## Your goal
Set the lines down again exactly, first line through the line that contains "const znhapErr24 = [5, 2.6, 1.9, 3.5, 4.4, 3.9, 3.1]", with no pictures.
## Begin Material to process
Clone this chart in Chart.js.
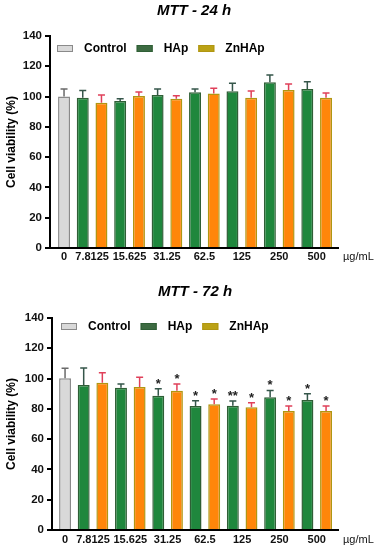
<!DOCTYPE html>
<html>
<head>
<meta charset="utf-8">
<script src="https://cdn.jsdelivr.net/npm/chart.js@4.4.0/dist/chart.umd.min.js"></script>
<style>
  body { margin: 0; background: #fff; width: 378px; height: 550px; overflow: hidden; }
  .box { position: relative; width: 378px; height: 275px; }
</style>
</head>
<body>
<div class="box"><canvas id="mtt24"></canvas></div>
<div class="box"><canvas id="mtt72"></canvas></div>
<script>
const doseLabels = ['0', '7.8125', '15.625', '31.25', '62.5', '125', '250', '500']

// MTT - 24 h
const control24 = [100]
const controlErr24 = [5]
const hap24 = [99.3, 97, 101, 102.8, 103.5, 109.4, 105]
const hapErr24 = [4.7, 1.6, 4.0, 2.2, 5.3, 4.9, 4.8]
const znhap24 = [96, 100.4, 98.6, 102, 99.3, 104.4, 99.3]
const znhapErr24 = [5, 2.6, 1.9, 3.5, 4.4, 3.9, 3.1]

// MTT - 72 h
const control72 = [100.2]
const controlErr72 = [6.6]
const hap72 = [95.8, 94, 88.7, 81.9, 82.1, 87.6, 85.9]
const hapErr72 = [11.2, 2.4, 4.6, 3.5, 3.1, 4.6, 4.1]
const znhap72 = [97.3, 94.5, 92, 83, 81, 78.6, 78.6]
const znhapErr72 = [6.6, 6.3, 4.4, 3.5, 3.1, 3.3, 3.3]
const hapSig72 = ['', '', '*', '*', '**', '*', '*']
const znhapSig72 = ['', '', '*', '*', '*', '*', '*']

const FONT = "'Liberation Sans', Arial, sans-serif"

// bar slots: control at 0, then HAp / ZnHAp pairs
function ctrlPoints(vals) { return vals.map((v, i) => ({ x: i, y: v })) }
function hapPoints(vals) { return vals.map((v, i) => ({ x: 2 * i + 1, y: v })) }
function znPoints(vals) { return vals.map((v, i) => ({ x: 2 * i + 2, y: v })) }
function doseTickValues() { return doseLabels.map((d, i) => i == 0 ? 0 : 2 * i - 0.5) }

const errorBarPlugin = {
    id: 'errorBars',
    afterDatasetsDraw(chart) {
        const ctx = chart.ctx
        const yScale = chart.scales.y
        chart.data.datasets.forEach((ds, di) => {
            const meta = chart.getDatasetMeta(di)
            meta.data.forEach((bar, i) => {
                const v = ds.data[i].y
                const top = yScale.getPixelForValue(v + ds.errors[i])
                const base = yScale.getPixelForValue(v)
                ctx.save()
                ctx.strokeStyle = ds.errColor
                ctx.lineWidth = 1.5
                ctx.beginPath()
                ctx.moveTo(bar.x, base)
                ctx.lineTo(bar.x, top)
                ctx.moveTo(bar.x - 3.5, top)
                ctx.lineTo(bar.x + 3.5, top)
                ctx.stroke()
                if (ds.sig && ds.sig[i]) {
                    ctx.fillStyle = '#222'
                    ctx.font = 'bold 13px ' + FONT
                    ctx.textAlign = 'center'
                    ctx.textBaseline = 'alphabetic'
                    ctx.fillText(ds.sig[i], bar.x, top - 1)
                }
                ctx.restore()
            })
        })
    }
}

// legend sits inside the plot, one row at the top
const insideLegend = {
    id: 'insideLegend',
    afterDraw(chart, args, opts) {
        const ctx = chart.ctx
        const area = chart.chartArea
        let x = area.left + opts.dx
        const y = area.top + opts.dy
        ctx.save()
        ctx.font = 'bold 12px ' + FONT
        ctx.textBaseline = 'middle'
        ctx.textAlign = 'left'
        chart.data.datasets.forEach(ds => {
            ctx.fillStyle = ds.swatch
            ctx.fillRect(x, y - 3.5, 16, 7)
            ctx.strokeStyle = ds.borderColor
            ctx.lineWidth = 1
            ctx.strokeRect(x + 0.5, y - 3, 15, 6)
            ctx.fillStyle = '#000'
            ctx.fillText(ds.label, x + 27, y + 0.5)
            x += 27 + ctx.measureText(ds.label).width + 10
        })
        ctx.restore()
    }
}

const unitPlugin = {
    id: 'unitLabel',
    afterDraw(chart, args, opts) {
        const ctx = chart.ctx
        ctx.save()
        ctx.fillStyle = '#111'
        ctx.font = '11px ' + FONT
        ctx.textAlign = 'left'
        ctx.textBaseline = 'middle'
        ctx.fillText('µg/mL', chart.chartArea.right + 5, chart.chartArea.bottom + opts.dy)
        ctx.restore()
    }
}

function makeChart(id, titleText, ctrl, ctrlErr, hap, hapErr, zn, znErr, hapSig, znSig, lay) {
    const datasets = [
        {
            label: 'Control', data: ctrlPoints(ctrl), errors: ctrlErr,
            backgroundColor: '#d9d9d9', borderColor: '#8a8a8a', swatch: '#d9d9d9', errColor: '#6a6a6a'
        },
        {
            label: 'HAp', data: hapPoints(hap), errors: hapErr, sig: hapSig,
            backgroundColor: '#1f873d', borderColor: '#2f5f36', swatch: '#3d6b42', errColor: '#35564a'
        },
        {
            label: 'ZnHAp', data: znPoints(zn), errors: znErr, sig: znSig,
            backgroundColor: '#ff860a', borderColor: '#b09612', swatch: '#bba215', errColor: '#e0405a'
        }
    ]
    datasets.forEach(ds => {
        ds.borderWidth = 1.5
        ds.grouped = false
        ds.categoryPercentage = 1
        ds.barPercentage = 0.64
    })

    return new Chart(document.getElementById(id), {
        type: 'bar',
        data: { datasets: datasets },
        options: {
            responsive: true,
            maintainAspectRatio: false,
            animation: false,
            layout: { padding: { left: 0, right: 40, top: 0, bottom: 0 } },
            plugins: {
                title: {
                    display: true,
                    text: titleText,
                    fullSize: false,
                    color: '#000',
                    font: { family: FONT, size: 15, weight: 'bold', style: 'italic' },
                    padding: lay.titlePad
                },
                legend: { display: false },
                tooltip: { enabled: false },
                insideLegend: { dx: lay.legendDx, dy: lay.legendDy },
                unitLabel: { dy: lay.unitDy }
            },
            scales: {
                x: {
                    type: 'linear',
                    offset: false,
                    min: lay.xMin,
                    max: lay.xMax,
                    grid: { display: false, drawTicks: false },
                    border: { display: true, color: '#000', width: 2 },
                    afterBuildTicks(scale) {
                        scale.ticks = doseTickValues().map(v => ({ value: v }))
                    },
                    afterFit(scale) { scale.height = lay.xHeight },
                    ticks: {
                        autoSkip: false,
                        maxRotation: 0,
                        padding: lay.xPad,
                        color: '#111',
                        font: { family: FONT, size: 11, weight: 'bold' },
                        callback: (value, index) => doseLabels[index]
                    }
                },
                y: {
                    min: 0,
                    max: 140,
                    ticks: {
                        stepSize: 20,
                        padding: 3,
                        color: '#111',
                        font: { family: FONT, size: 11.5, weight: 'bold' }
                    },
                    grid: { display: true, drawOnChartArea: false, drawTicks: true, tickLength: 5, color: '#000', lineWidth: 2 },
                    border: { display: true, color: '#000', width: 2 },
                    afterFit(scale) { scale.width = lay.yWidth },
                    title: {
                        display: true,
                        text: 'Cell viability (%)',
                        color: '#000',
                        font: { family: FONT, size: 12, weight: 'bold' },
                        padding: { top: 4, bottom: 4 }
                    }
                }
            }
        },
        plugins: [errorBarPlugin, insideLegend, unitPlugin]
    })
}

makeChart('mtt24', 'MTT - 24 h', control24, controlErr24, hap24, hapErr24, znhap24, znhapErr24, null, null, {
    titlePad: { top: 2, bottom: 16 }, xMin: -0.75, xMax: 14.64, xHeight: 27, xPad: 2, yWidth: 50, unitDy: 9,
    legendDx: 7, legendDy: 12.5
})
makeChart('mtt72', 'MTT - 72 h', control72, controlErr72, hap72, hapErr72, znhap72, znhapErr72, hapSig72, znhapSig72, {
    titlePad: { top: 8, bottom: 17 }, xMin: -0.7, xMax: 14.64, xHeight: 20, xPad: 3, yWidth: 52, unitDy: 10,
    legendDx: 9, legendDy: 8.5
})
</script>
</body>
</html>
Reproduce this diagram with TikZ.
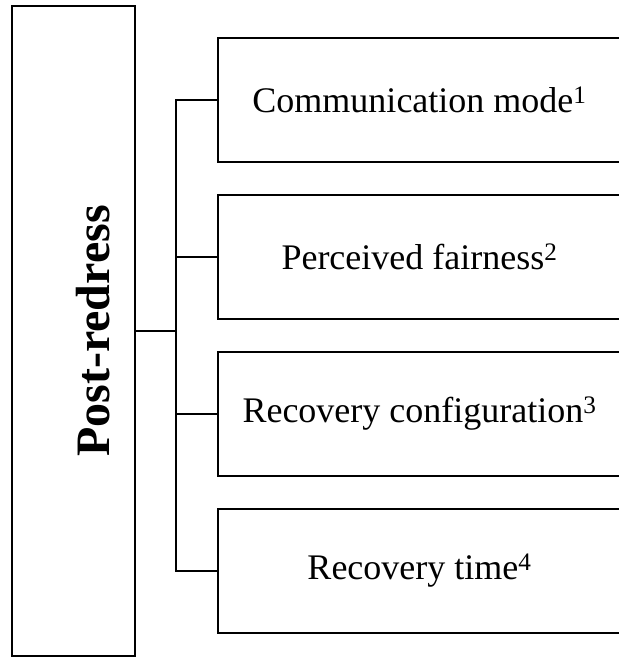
## End Material to process
## Written answer
Clone this chart in Chart.js.
<!DOCTYPE html>
<html>
<head>
<meta charset="utf-8">
<script src="https://cdn.jsdelivr.net/npm/chart.js@4.4.0/dist/chart.umd.min.js"></script>
<style>
  body { margin: 0; background: #fff; width: 378px; height: 550px; overflow: hidden; }
  .box { position: relative; width: 378px; height: 275px; }
</style>
</head>
<body>
<div class="box"><canvas id="mtt24"></canvas></div>
<div class="box"><canvas id="mtt72"></canvas></div>
<script>
const doseLabels = ['0', '7.8125', '15.625', '31.25', '62.5', '125', '250', '500']

// MTT - 24 h
const control24 = [100]
const controlErr24 = [5]
const hap24 = [99.3, 97, 101, 102.8, 103.5, 109.4, 105]
const hapErr24 = [4.7, 1.6, 4.0, 2.2, 5.3, 4.9, 4.8]
const znhap24 = [96, 100.4, 98.6, 102, 99.3, 104.4, 99.3]
const znhapErr24 = [5, 2.6, 1.9, 3.5, 4.4, 3.9, 3.1]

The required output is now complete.